Generally, defamation is a false accusation of wrongful conduct, or a malicious misrepresentation of someone or some entity’s words or actions that is published to third parties, causing damage. Libel is the written form of defamation, and slander is the verbal form. Classic examples of defamation where damages are presumed include lack of chastity or criminal conduct. Defamation includes untrue statements with defamatory meaning that could harm a reputation, generally without charging criminality or lack of chastity. In most cases, damages have to be proven rather than presumed. The statements must be published and available to the public — not merely be stated in a confidential document — resulting in damage.
What defenses are used to protect those charged with defamation?
Truth is generally a defense under the First Amendment of the United States Constitution. Most matters of opinion are protected against claims of defamation, as such statements cannot be proven as true or false. For example, ‘In my opinion, Company X’s products are not high quality’ is a protected statement. Further, in the United States, public figures, celebrities, politicians and others who put themselves in the public spotlight are generally unable to sue for defamation unless they can prove the statements were made with actual malice.
Is a business owner considered a public figure?
Another area where statements are generally protected, unless actual malice is found, are matters of public interest. A private company may be involved in a public dispute of interest to consumers. This essentially places it in an arena similar to that of a ‘public figure’ because policy favors granting increased protections to statements made in controversies of interest to the public. Say a company is involved in coal mining and environmental safety. Because this issue is of public interest, alleged defamatory statements become a matter of public concern and are protected under the law unless malice is proven.

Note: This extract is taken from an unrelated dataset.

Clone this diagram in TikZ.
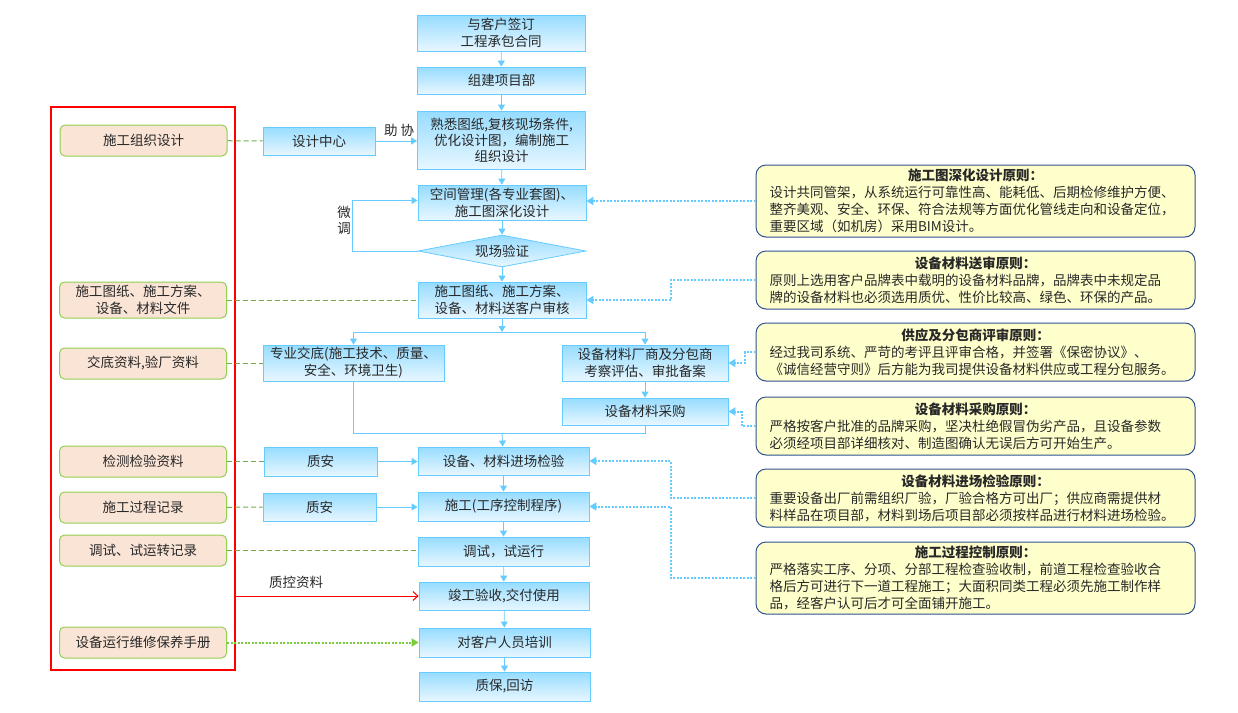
\documentclass[tikz,border=0pt]{standalone}
\usepackage{fontspec}
\setmainfont{Noto Sans CJK SC}
\usetikzlibrary{arrows.meta,positioning,calc,shapes.geometric}
\definecolor{boxline}{RGB}{102,204,255}
\definecolor{boxtop}{RGB}{150,220,255}
\definecolor{boxbot}{RGB}{232,247,255}
\definecolor{docfill}{RGB}{250,228,214}
\definecolor{docline}{RGB}{146,208,80}
\definecolor{notefill}{RGB}{255,255,204}
\definecolor{noteline}{RGB}{47,82,143}
\definecolor{dashgreen}{RGB}{112,173,71}
\definecolor{dotgreen}{RGB}{122,204,60}
\definecolor{ink}{RGB}{40,40,40}

\begin{document}
\begin{tikzpicture}[x=1pt, y=-1pt, font=\fontsize{13.5}{17}\selectfont, text=ink, proc/.style={draw=boxline, line width=0.8pt, top color=boxtop, bottom color=boxbot, align=center, inner sep=0pt, minimum width=168pt, minimum height=28pt}, doc/.style={draw=docline, line width=1pt, fill=docfill, rounded corners=5pt, align=center, inner sep=0pt, minimum width=167pt, minimum height=31pt}, note/.style={draw=noteline, line width=1pt, fill=notefill, rounded corners=10pt, align=left, text width=412pt, inner xsep=13.5pt, inner ysep=2pt, minimum width=439pt}, conn/.style={-{Triangle[width=7pt,length=6pt]}, boxline, line width=0.8pt}, link/.style={boxline, line width=0.8pt}, gdash/.style={dashgreen, line width=1pt, dash pattern=on 5pt off 3pt}, gdot/.style={dotgreen, line width=2pt, dash pattern=on 2pt off 1.5pt, -{Triangle[width=8pt,length=7pt]}}, bdot/.style={boxline, line width=2pt, dash pattern=on 2pt off 1.5pt, -{Triangle[width=8pt,length=7pt]}}, tag/.style={text=ink, font=\fontsize{13.5}{16}\selectfont}]
\useasboundingbox (0,0) rectangle (1238,712);
\node[proc, minimum height=36pt] (b1) at (501,33) {与客户签订\\工程承包合同};
\node[proc, minimum height=27pt] (b2) at (501.5,80.5) {组建项目部};
\node[proc, minimum height=58pt, font=\fontsize{13.5}{16}\selectfont] (b3) at (501.5,140) {熟悉图纸,复核现场条件,\\优化设计图，编制施工\\组织设计};
\node[proc, minimum height=35pt] (b4) at (502,202.5) {空间管理(各专业套图)、\\施工图深化设计};
\node[diamond, draw=boxline, line width=0.8pt, top color=boxtop, bottom color=boxbot, inner sep=0pt, minimum width=168pt, minimum height=32pt, aspect=5.25] (b5) at (502,251) {现场验证};
\node[proc, minimum height=36pt] (b6) at (502,300) {施工图纸、施工方案、\\设备、材料送客户审核};
\node[proc, minimum width=181pt, minimum height=36pt] (b7) at (353.5,363) {专业交底(施工技术、质量、\\安全、环境卫生)};
\node[proc, minimum width=166pt, minimum height=36pt] (b8) at (645,363) {设备材料厂商及分包商\\考察评估、审批备案};
\node[proc, minimum width=166pt, minimum height=27pt] (b9) at (645,411.5) {设备材料采购};
\node[proc, minimum width=171pt] (b10) at (503.5,461) {设备、材料进场检验};
\node[proc, minimum width=171pt, minimum height=29pt] (b11) at (503.5,506.5) {施工(工序控制程序)};
\node[proc, minimum width=171pt, minimum height=29pt] (b12) at (503.5,551.5) {调试，试运行};
\node[proc, minimum width=170pt] (b13) at (504,596) {竣工验收,交付使用};
\node[proc, minimum width=171pt, minimum height=29pt] (b14) at (504.5,642.5) {对客户人员培训};
\node[proc, minimum width=171pt, minimum height=29pt] (b15) at (504.5,686.5) {质保,回访};
\node[proc, minimum width=112pt] (dc) at (319,141) {设计中心};
\node[proc, minimum width=113pt, minimum height=29pt] (qa1) at (320.5,461.5) {质安};
\node[proc, minimum width=113pt] (qa2) at (319.5,507) {质安};
\node[doc] (d1) at (143.5,140.5) {施工组织设计};
\node[doc, minimum height=36pt] (d2) at (143,300) {施工图纸、施工方案、\\设备、材料文件};
\node[doc] (d3) at (143,363.5) {交底资料,验厂资料};
\node[doc] (d4) at (143,461.5) {检测检验资料};
\node[doc] (d5) at (143,507.5) {施工过程记录};
\node[doc] (d6) at (143,550.5) {调试、试运转记录};
\node[doc] (d7) at (143,642.5) {设备运行维修保养手册};
\node[draw=red, line width=1.5pt, minimum width=184pt, minimum height=563pt, inner sep=0pt] (frame) at (143,388.5) {};
\node[note, minimum height=72pt] (n1) at (975.5,201) {\hfill\textbf{施工图深化设计原则：}\hfill\null\\设计共同管架，从系统运行可靠性高、能耗低、后期检修维护方便、\\整齐美观、安全、环保、符合法规等方面优化管线走向和设备定位，\\重要区域（如机房）采用BIM设计。};
\node[note, minimum height=58pt] (n2) at (975.5,280) {\hfill\textbf{设备材料送审原则：}\hfill\null\\原则上选用客户品牌表中载明的设备材料品牌，品牌表中未规定品\\牌的设备材料也必须选用质优、性价比较高、绿色、环保的产品。};
\node[note, minimum height=58pt] (n3) at (975.5,352) {\hfill\textbf{供应及分包商评审原则：}\hfill\null\\经过我司系统、严苛的考评且评审合格，并签署《保密协议》、\\《诚信经营守则》后方能为我司提供设备材料供应或工程分包服务。};
\node[note, minimum height=58pt] (n4) at (975.5,426) {\hfill\textbf{设备材料采购原则：}\hfill\null\\严格按客户批准的品牌采购，坚决杜绝假冒伪劣产品，且设备参数\\必须经项目部详细核对、制造图确认无误后方可开始生产。};
\node[note, minimum height=58pt] (n5) at (975.5,498) {\hfill\textbf{设备材料进场检验原则：}\hfill\null\\重要设备出厂前需组织厂验，厂验合格方可出厂；供应商需提供材\\料样品在项目部，材料到场后项目部必须按样品进行材料进场检验。};
\node[note, minimum height=72pt] (n6) at (975.5,578) {\hfill\textbf{施工过程控制原则：}\hfill\null\\严格落实工序、分项、分部工程检查验收制，前道工程检查验收合\\格后方可进行下一道工程施工；大面积同类工程必须先施工制作样\\品，经客户认可后才可全面铺开施工。};
\coordinate (split) at (502,332);
\coordinate (merge) at (502,433);
\draw[conn] (b1) -- (b2);
\draw[conn] (b2) -- (b3);
\draw[conn] (b3) -- (b4);
\draw[conn] (b4) -- (b5);
\draw[conn] (b5) -- (b6);
\draw[conn] (b5.west) -- ++(-65,0) |- ([yshift=2pt]b4.west);
\node[tag, align=center] (tune) at (344,220) {微\\调};
\draw[conn] (b6) -- (split);
\draw[conn] (split) -| (b7.north);
\draw[conn] (split) -| (b8.north);
\draw[conn] (b8) -- (b9);
\draw[link] (b7.south) |- (merge);
\draw[link] (b9.south) |- (merge);
\draw[conn] (merge) -- (b10);
\draw[conn] (b10) -- (b11);
\draw[conn] (b11) -- (b12);
\draw[conn] (b12) -- (b13);
\draw[conn] (b13) -- (b14);
\draw[conn] (b14) -- (b15);
\draw[conn] (dc) -- (dc -| b3.west) node[tag, pos=0.57, above=1pt] (help) {助 协};
\draw[conn] (qa1) -- (qa1 -| b10.west);
\draw[conn] (qa2) -- (qa2 -| b11.west);
\draw[gdash] (d1) -- (dc);
\draw[gdash] (d2) -- (d2 -| b6.west);
\draw[gdash] (d3) -- (d3 -| b7.west);
\draw[gdash] (d4) -- (qa1);
\draw[gdash] (d5) -- (qa2);
\draw[gdash] (d6) -- (d6 -| b12.west);
\draw[gdot] (d7) -- (d7 -| b14.west);
\draw[red, line width=1pt, -{Straight Barb[width=9pt,length=5pt]}] (frame.east |- b13) -- (b13.west) node[tag, pos=0.33, above=4pt] (qc) {质控资料};
\draw[bdot] (n1.west) -- (n1.west -| b4.east);
\draw[bdot] (n2.west) -- ++(-85,0) |- (b6.east);
\draw[bdot] (n3.west) -- ++(-11,0) |- (b8.east);
\draw[bdot] (n4.west) -- ++(-14,0) |- (b9.east);
\draw[bdot] (n5.west) -- ++(-85,0) |- (b10.east);
\draw[bdot] (n6.west) -- ++(-85,0) |- (b11.east);
\end{tikzpicture}
\end{document}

How has the Internet impacted companies’ vulnerability to defamatory statements?
The Internet essentially gives the public a speakerphone to air opinions online, and those statements are protected as long as they are expressly stated as opinion and not made with malicious intent. Further, federal law generally protects businesses that merely serve as online conduits for the statements of others (online review sites, for example) are generally protected against claims of defamation, although the maker of the comment may still be liable. Similarly, most blog sites, if not the posts themselves, are protected by law.
Although companies that operate as mere forums are generally protected, there is no similar protection for a company that is not considered a forum of opinion that adopts, republishes or retains defamatory statements.
The crux of many defamation cases is how opinions are stated. They must be couched as opinions to be protected. Where a person or company has stated opinions as ‘fact,’ the risk of liability is greatly increased.
What are the first steps to stop a party from making defamatory statements?
First, consult with an attorney. Typically, an attorney will create a cease-and-desist letter expressly demanding the person or company making the alleged defamatory statements stop immediately. If the person or company does not stop voluntarily, a written demand for a retraction of the statements will be made.
A written demand for a retraction will set the stage for future litigation. If no retraction, published in a similar manner to the original statement, is made, additional damages may be obtained if a lawsuit is pursued. Note that the statute of limitations for a claim of defamation is one year from the date of the publication of the alleged defamatory statements, so aggrieved parties must act promptly to protect their rights to bring an action under the law.
How can a business protect itself from being the victim of a defamation suit?
Always discuss with an attorney strong matters of opinion or statements about competitors or matters of public interest before those statements are published. Also, consider bringing in a legal adviser to train employees on Internet commentary and what is permissible and acceptable. It is generally ill-advised to be interviewed for any publication without consideration of the potential for defamation that may exist in the making of casual comments in such interviews, and the right to review the interview to reconsider any such comments before publication is essential.
Defending a defamation suit can be expensive and can effectively destroy a business. We highly recommend companies in the publishing and Internet business carry insurance covering claims of alleged defamation.